Valparaiso Community Schools Superintendent Michael Berta explained the process that led up to his recommendation a month ago, and the board's authorization for him to finalize a contract with the Valparaiso-based company.
Berta said Lumenus would have provided tutors and guidance counselors to help with the students' needs, and the students would have paid $4,802.57 each to the district, which is the standard tuition rate. That money also would have been used to hire any other staff needed.
The contract was never signed, but it would have been reviewed annually. It was withdrawn by Lumenus after questions and concerns were raised by teachers and residents following the board decision. Berta apologized "to anybody if they were offended" by his recommendation.
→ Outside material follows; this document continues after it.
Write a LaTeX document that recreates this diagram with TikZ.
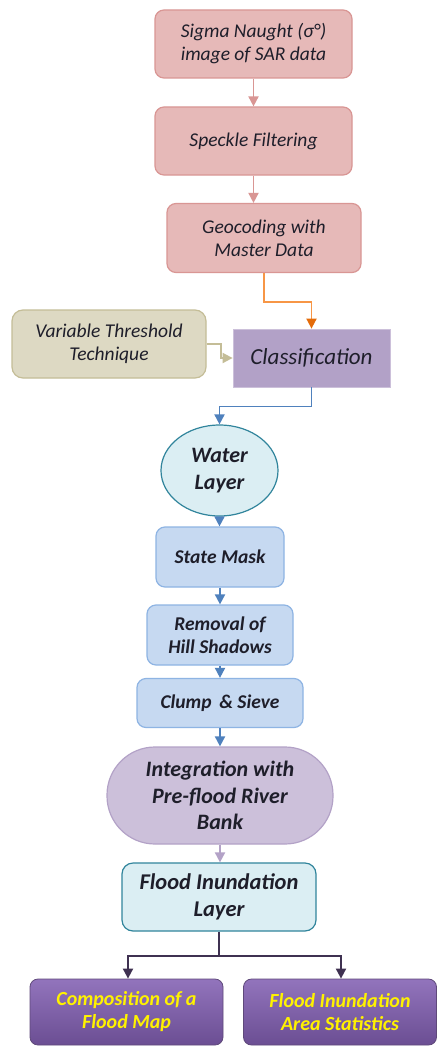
\documentclass[tikz,border=0pt]{standalone}
\usepackage{fontspec}
\setmainfont{Carlito}
\usetikzlibrary{arrows.meta,positioning,calc,shapes.geometric}
\definecolor{pinkfill}{HTML}{E6B9B8}
\definecolor{pinkline}{HTML}{D99694}
\definecolor{tanfill}{HTML}{DDD9C3}
\definecolor{tanline}{HTML}{C4BD97}
\definecolor{clsfill}{HTML}{B2A1C7}
\definecolor{clsline}{HTML}{CCC0DA}
\definecolor{aquafill}{HTML}{DBEEF3}
\definecolor{aqualine}{HTML}{31859C}
\definecolor{bluefill}{HTML}{C6D9F1}
\definecolor{blueline}{HTML}{8EB4E3}
\definecolor{bluearrow}{HTML}{4F81BD}
\definecolor{lavfill}{HTML}{CCC0DA}
\definecolor{lavline}{HTML}{B3A2C7}
\definecolor{orangearrow}{HTML}{F79646}
\definecolor{orangetip}{HTML}{E46C0A}
\definecolor{darkpurple}{HTML}{3F3151}
\definecolor{purptop}{HTML}{9274BC}
\definecolor{purpbot}{HTML}{6B4E93}
\definecolor{purpline}{HTML}{5F497A}
\definecolor{txt}{HTML}{1E1E2A}
\begin{document}
\begin{tikzpicture}[x=1pt,y=-1pt,
  base/.style={align=center,inner sep=2pt,text=txt,line width=1.2pt},
  pinkbox/.style={base,draw=pinkline,fill=pinkfill,rounded corners=9pt,font=\fontsize{19.5}{23}\selectfont\itshape},
  bluebox/.style={base,draw=blueline,fill=bluefill,rounded corners=9pt,font=\fontsize{19.5}{23}\selectfont\bfseries\itshape},
  botbox/.style={base,draw=purpline,line width=0.8pt,top color=purptop,bottom color=purpbot,rounded corners=8pt,text=yellow,font=\fontsize{20}{23}\selectfont\bfseries\itshape,minimum width=193pt,minimum height=66pt},
  tip/.style={-{Triangle[length=10pt,width=10pt]}},
  pinkarrow/.style={tip,draw=pinkline,line width=1.8pt},
  bluearr/.style={tip,draw=bluearrow,line width=1.8pt},
]
\useasboundingbox (0,0) rectangle (438,1046);
\fill[white] (0,0) rectangle (438,1046);

\node[pinkbox,minimum width=197pt,minimum height=68pt] (s1) at (253.5,44) {Sigma Naught (σ°)\\image of SAR data};
\node[pinkbox,minimum width=197pt,minimum height=68pt] (s2) at (253.5,141) {Speckle Filtering};
\node[pinkbox,minimum width=194pt,minimum height=69pt] (s3) at (264,238) {Geocoding with\\Master Data};
\node[base,draw=tanline,fill=tanfill,rounded corners=11pt,minimum width=194pt,minimum height=68pt,font=\fontsize{19.5}{23}\selectfont\itshape] (vt) at (109,344) {Variable Threshold\\Technique};
\node[base,draw=clsline,fill=clsfill,line width=0.8pt,minimum width=157pt,minimum height=58pt,font=\fontsize{23}{27}\selectfont\itshape] (cls) at (311.5,358) {Classification};
\node[base,draw=aqualine,fill=aquafill,ellipse,minimum width=117pt,minimum height=91pt,inner sep=0pt,font=\fontsize{22}{27}\selectfont\bfseries\itshape] (water) at (219.5,470.5) {Water\\Layer};
\node[bluebox,minimum width=128pt,minimum height=60pt] (state) at (220,557) {State Mask};
\node[bluebox,minimum width=146pt,minimum height=60pt] (hill) at (220,635) {Removal of\\Hill Shadows};
\node[bluebox,minimum width=166pt,minimum height=49pt] (clump) at (220,703) {Clump \,\& Sieve};
\node[base,draw=lavline,fill=lavfill,rounded corners=48pt,minimum width=226pt,minimum height=97pt,font=\fontsize{22}{26.5}\selectfont\bfseries\itshape] (integ) at (220,795.5) {Integration with\\Pre-flood River\\Bank};
\node[base,draw=aqualine,fill=aquafill,rounded corners=11pt,minimum width=194pt,minimum height=68pt,font=\fontsize{22.5}{27}\selectfont\bfseries\itshape] (fil) at (219,897) {Flood Inundation\\Layer};
\node[botbox] (b1) at (126.5,1012) {Composition of a\\Flood Map};
\node[botbox] (b2) at (340,1012) {Flood Inundation\\Area Statistics};

\draw[pinkarrow] (s1.south) -- (s2.north);
\draw[pinkarrow] (s2.south) -- (s2.south |- s3.north);
\draw[-{Triangle[length=10pt,width=10pt,color=orangetip]},draw=orangearrow,line width=1.8pt] (s3.south) -- ++(0,29) -| (cls.north);
\draw[tip,draw=tanline,line width=1.8pt] (vt.east) -- ++(14,0) |- (cls.west);
\draw[bluearr] (cls.south) -- ++(0,19) -| (water.north);
\draw[bluearr] (water.south) -- (water.south |- state.north);
\draw[bluearr] (state.south) -- (hill.north);
\draw[bluearr] (hill.south) -- (clump.north);
\draw[bluearr] (clump.south) -- (integ.north);
\draw[tip,draw=lavline,line width=1.8pt] (integ.south) -- (integ.south |- fil.north);
\draw[darkpurple,line width=1.8pt] (fil.south) -- ++(0,24) coordinate (j);
\draw[tip,draw=darkpurple,line width=1.8pt] (j) -| ([xshift=1.5pt]b1.north);
\draw[tip,draw=darkpurple,line width=1.8pt] (j) -| ([xshift=1pt]b2.north);
\end{tikzpicture}
\end{document}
"My intent from the very beginning was to take care of our students and to offer them a program that would benefit everyone," he said.
Most of those who spoke at Thursday's meeting criticized the process that led to the decision for not including the teachers, other staff members or the community before a vote was taken. Some said the board should have done more investigation of Lumenus, which they said was only interested in making money and not educating students.
Even those disappointed by the withdrawal of the contract said more discussion was needed. Former Valparaiso Teachers Association President Charles Foster said the board failed to follow the state law in discussing Lumenus with the teachers.
"Even without the law, why would we not want to bring these matters to the light so questions can be answered," Foster said. "We can't solve problems unless we get them out in the light. It's how we stay successful as a school district."
Christopher Pupillo said if cultural exchange is so valuable, the district should be promoting its existing foreign exchange program. Others challenged the concept the Chinese students would receive cultural immersion when they would be living separately rather than with host families, as other exchange students do.
Lumenus CEO Eric Froelich said, "It was just an idea to bring students over to enrich their lives and enrich our students lives. Let's not kill the concept. Let's think of a way to make it work."
Berta, who is retiring in August, has said the issue will not be brought up again until a new superintendent is in place. The board is accepting applications through the end of the month and hopes to appoint someone in a couple of months.